EXERCISE DIRECTIONS
Repeat the listing exactly as given, omitting every image.

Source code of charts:
[BEGIN]

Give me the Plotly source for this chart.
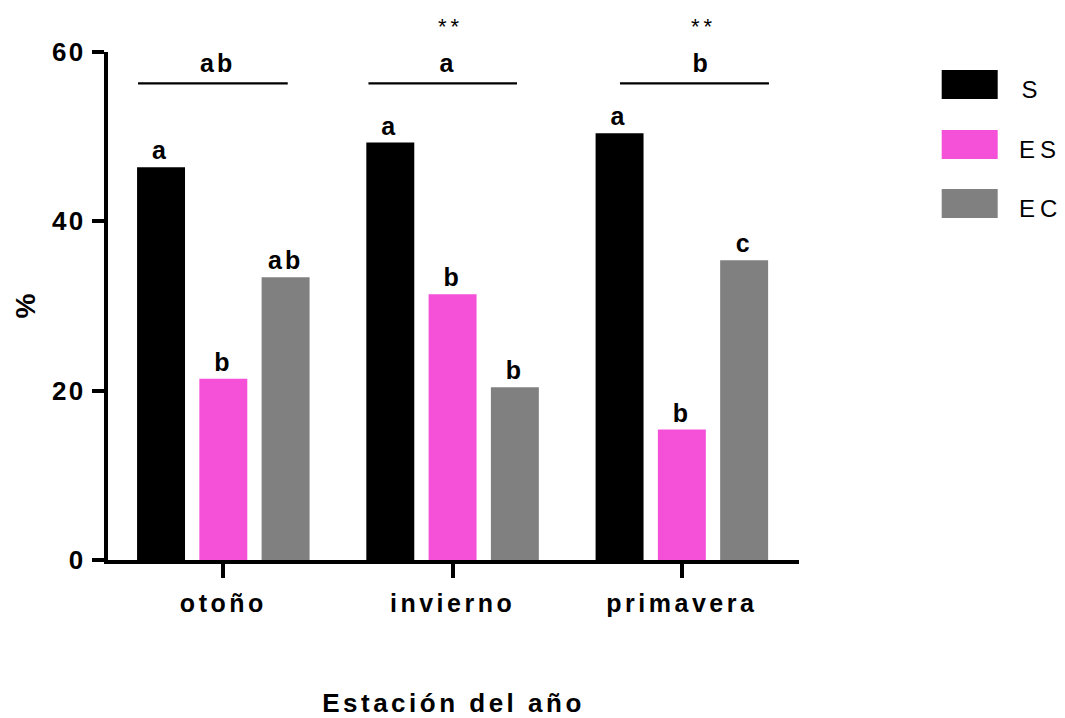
import json
import plotly.graph_objects as go

# ---- data ----
categories = ["otoño", "invierno", "primavera"]
series_names = ["S", "ES", "EC"]
values_S = [46.4, 49.3, 50.4]
values_ES = [21.4, 31.4, 15.4]
values_EC = [33.4, 20.4, 35.4]
letters_S = ["a", "a", "a"]
letters_ES = ["b", "b", "b"]
letters_EC = ["ab", "b", "c"]
group_letters = ["ab", "a", "b"]
group_stars = ["", "**", "**"]
y_ticks = [0, 20, 40, 60]

# ---- styles ----
colors = ["#000000", "#F551D8", "#808080"]
FONT = "Liberation Sans, Arial, Helvetica, sans-serif"
W, H = 1065, 718
ML, MR, MT, MB = 108, 266, 52, 158

# bracket extents (category units relative to group centre)
bracket_span = [(-0.372, 0.281), (-0.367, 0.281), (-0.270, 0.380)]
bracket_y = 56.3
label_dx = [0.018, 0.024, 0.030]


def px_x(p):
    return (p - ML) / (W - ML - MR)


def px_y(p):
    return (H - MB - p) / (H - MT - MB)


fig = go.Figure()
series_vals = [values_S, values_ES, values_EC]
series_letters = [letters_S, letters_ES, letters_EC]
for name, vals, lets, col in zip(series_names, series_vals, series_letters, colors):
    fig.add_trace(go.Bar(
        x=categories, y=vals, name=name, text=lets,
        textposition="outside", cliponaxis=False, constraintext="none",
        textfont=dict(family=FONT, size=25, color="#000000", weight="bold"),
        marker=dict(color=col, line=dict(width=0)),
        showlegend=False, hoverinfo="x+y+name",
    ))

shapes = []
annotations = []
for i, gl in enumerate(group_letters):
    x0, x1 = bracket_span[i]
    shapes.append(dict(type="line", xref="x", yref="y", x0=i + x0, x1=i + x1,
                       y0=bracket_y, y1=bracket_y, line=dict(color="#000000", width=2.3)))
    annotations.append(dict(x=i + (x0 + x1) / 2 + label_dx[i], y=bracket_y, xref="x", yref="y",
                            text=gl, showarrow=False, yanchor="bottom", yshift=4,
                            font=dict(family=FONT, size=25, color="#000000", weight="bold")))
n_group_ann = len(annotations)
star_idx = []
for i, st in enumerate(group_stars):
    if st:
        x0, x1 = bracket_span[i]
        star_idx.append(len(annotations))
        annotations.append(dict(x=i + (x0 + x1) / 2 + label_dx[i] + 0.01, y=px_y(26),
                                xref="x", yref="paper",
                                text=st, showarrow=False, yanchor="middle",
                                font=dict(family=FONT, size=22, color="#000000")))

# custom legend (paper coords)
legend_box_tops = [70, 130, 189]
legend_idx = []
for k, (name, col) in enumerate(zip(series_names, colors)):
    top = legend_box_tops[k]
    shapes.append(dict(type="rect", xref="paper", yref="paper",
                       x0=px_x(941.7), x1=px_x(997.7), y0=px_y(top + 29), y1=px_y(top),
                       fillcolor=col, line=dict(width=0)))
    legend_idx.append(len(annotations))
    annotations.append(dict(x=px_x(1022), y=px_y(top + 19), xref="paper", yref="paper",
                            text=name, showarrow=False, xanchor="left", yanchor="middle",
                            font=dict(family=FONT, size=24, color="#000000")))

fig.update_layout(
    width=W, height=H,
    margin=dict(l=ML, r=MR, t=MT, b=MB, autoexpand=False),
    paper_bgcolor="white", plot_bgcolor="white",
    barmode="group", bargap=0.185, bargroupgap=0.23,
    shapes=shapes, annotations=annotations,
    showlegend=False,
    font=dict(family=FONT, color="#000000"),
)
fig.update_xaxes(
    type="category", range=[-0.503, 2.511],
    showline=True, linewidth=4, linecolor="#000000",
    ticks="outside", ticklen=14, tickwidth=4, tickcolor="#000000",
    showgrid=False, zeroline=False, automargin=False,
    ticklabelstandoff=4,
    tickfont=dict(family=FONT, size=25, color="#000000", weight="bold"),
    title=dict(text="Estación del año", standoff=79,
               font=dict(family=FONT, size=26, color="#000000", weight="bold")),
)
fig.update_yaxes(
    range=[0, 60], tickvals=y_ticks,
    showline=True, linewidth=4, linecolor="#000000",
    ticks="outside", ticklen=12, tickwidth=4, tickcolor="#000000",
    showgrid=False, zeroline=False, automargin=False,
    ticklabelstandoff=1,
    tickfont=dict(family=FONT, size=26, color="#000000", weight="bold"),
    title=dict(text="%", standoff=14,
               font=dict(family=FONT, size=28, color="#000000", weight="bold")),
)

spacing = {
    "xticks": "3.5px", "yticks": "2.5px", "bartext": "3px", "xtitle": "3.5px",
    "group": list(range(n_group_ann)), "stars": star_idx, "legend": legend_idx,
}
post = """
document.body.style.margin = '0';
document.body.style.padding = '0';
var gd = document.getElementById('{plot_id}');
var cfg = %s;
function ls(sel, v){ gd.querySelectorAll(sel).forEach(function(t){ t.style.letterSpacing = v; }); }
ls('.xtick text', cfg.xticks);
ls('.ytick text', cfg.yticks);
ls('.bartext', cfg.bartext);
ls('.bartext text', cfg.bartext);
ls('.g-xtitle text', cfg.xtitle);
cfg.group.forEach(function(i){ ls('.annotation[data-index="'+i+'"] text', '3px'); });
cfg.stars.forEach(function(i){ ls('.annotation[data-index="'+i+'"] text', '4px'); });
cfg.legend.forEach(function(i){ ls('.annotation[data-index="'+i+'"] text', '5px'); });
""" % json.dumps(spacing)

fig.write_html("out.html", post_script=post, config={"displayModeBar": False})
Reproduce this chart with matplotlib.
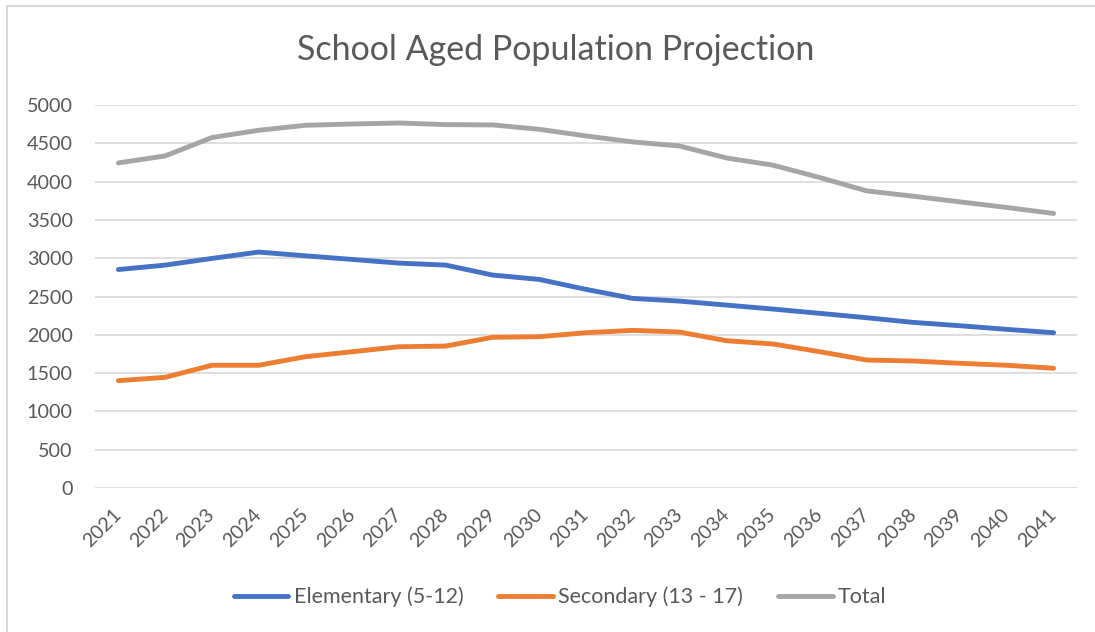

[END]

RESULT
Give me the Plotly source for this chart.
import json
import plotly.graph_objects as go

# ---- data ----
categories = ["otoño", "invierno", "primavera"]
series_names = ["S", "ES", "EC"]
values_S = [46.4, 49.3, 50.4]
values_ES = [21.4, 31.4, 15.4]
values_EC = [33.4, 20.4, 35.4]
letters_S = ["a", "a", "a"]
letters_ES = ["b", "b", "b"]
letters_EC = ["ab", "b", "c"]
group_letters = ["ab", "a", "b"]
group_stars = ["", "**", "**"]
y_ticks = [0, 20, 40, 60]

# ---- styles ----
colors = ["#000000", "#F551D8", "#808080"]
FONT = "Liberation Sans, Arial, Helvetica, sans-serif"
W, H = 1065, 718
ML, MR, MT, MB = 108, 266, 52, 158

# bracket extents (category units relative to group centre)
bracket_span = [(-0.372, 0.281), (-0.367, 0.281), (-0.270, 0.380)]
bracket_y = 56.3
label_dx = [0.018, 0.024, 0.030]


def px_x(p):
    return (p - ML) / (W - ML - MR)


def px_y(p):
    return (H - MB - p) / (H - MT - MB)


fig = go.Figure()
series_vals = [values_S, values_ES, values_EC]
series_letters = [letters_S, letters_ES, letters_EC]
for name, vals, lets, col in zip(series_names, series_vals, series_letters, colors):
    fig.add_trace(go.Bar(
        x=categories, y=vals, name=name, text=lets,
        textposition="outside", cliponaxis=False, constraintext="none",
        textfont=dict(family=FONT, size=25, color="#000000", weight="bold"),
        marker=dict(color=col, line=dict(width=0)),
        showlegend=False, hoverinfo="x+y+name",
    ))

shapes = []
annotations = []
for i, gl in enumerate(group_letters):
    x0, x1 = bracket_span[i]
    shapes.append(dict(type="line", xref="x", yref="y", x0=i + x0, x1=i + x1,
                       y0=bracket_y, y1=bracket_y, line=dict(color="#000000", width=2.3)))
    annotations.append(dict(x=i + (x0 + x1) / 2 + label_dx[i], y=bracket_y, xref="x", yref="y",
                            text=gl, showarrow=False, yanchor="bottom", yshift=4,
                            font=dict(family=FONT, size=25, color="#000000", weight="bold")))
n_group_ann = len(annotations)
star_idx = []
for i, st in enumerate(group_stars):
    if st:
        x0, x1 = bracket_span[i]
        star_idx.append(len(annotations))
        annotations.append(dict(x=i + (x0 + x1) / 2 + label_dx[i] + 0.01, y=px_y(26),
                                xref="x", yref="paper",
                                text=st, showarrow=False, yanchor="middle",
                                font=dict(family=FONT, size=22, color="#000000")))

# custom legend (paper coords)
legend_box_tops = [70, 130, 189]
legend_idx = []
for k, (name, col) in enumerate(zip(series_names, colors)):
    top = legend_box_tops[k]
    shapes.append(dict(type="rect", xref="paper", yref="paper",
                       x0=px_x(941.7), x1=px_x(997.7), y0=px_y(top + 29), y1=px_y(top),
                       fillcolor=col, line=dict(width=0)))
    legend_idx.append(len(annotations))
    annotations.append(dict(x=px_x(1022), y=px_y(top + 19), xref="paper", yref="paper",
                            text=name, showarrow=False, xanchor="left", yanchor="middle",
                            font=dict(family=FONT, size=24, color="#000000")))

fig.update_layout(
    width=W, height=H,
    margin=dict(l=ML, r=MR, t=MT, b=MB, autoexpand=False),
    paper_bgcolor="white", plot_bgcolor="white",
    barmode="group", bargap=0.185, bargroupgap=0.23,
    shapes=shapes, annotations=annotations,
    showlegend=False,
    font=dict(family=FONT, color="#000000"),
)
fig.update_xaxes(
    type="category", range=[-0.503, 2.511],
    showline=True, linewidth=4, linecolor="#000000",
    ticks="outside", ticklen=14, tickwidth=4, tickcolor="#000000",
    showgrid=False, zeroline=False, automargin=False,
    ticklabelstandoff=4,
    tickfont=dict(family=FONT, size=25, color="#000000", weight="bold"),
    title=dict(text="Estación del año", standoff=79,
               font=dict(family=FONT, size=26, color="#000000", weight="bold")),
)
fig.update_yaxes(
    range=[0, 60], tickvals=y_ticks,
    showline=True, linewidth=4, linecolor="#000000",
    ticks="outside", ticklen=12, tickwidth=4, tickcolor="#000000",
    showgrid=False, zeroline=False, automargin=False,
    ticklabelstandoff=1,
    tickfont=dict(family=FONT, size=26, color="#000000", weight="bold"),
    title=dict(text="%", standoff=14,
               font=dict(family=FONT, size=28, color="#000000", weight="bold")),
)

spacing = {
    "xticks": "3.5px", "yticks": "2.5px", "bartext": "3px", "xtitle": "3.5px",
    "group": list(range(n_group_ann)), "stars": star_idx, "legend": legend_idx,
}
post = """
document.body.style.margin = '0';
document.body.style.padding = '0';
var gd = document.getElementById('{plot_id}');
var cfg = %s;
function ls(sel, v){ gd.querySelectorAll(sel).forEach(function(t){ t.style.letterSpacing = v; }); }
ls('.xtick text', cfg.xticks);
ls('.ytick text', cfg.yticks);
ls('.bartext', cfg.bartext);
ls('.bartext text', cfg.bartext);
ls('.g-xtitle text', cfg.xtitle);
cfg.group.forEach(function(i){ ls('.annotation[data-index="'+i+'"] text', '3px'); });
cfg.stars.forEach(function(i){ ls('.annotation[data-index="'+i+'"] text', '4px'); });
cfg.legend.forEach(function(i){ ls('.annotation[data-index="'+i+'"] text', '5px'); });
""" % json.dumps(spacing)

fig.write_html("out.html", post_script=post, config={"displayModeBar": False})
Reproduce this chart with matplotlib.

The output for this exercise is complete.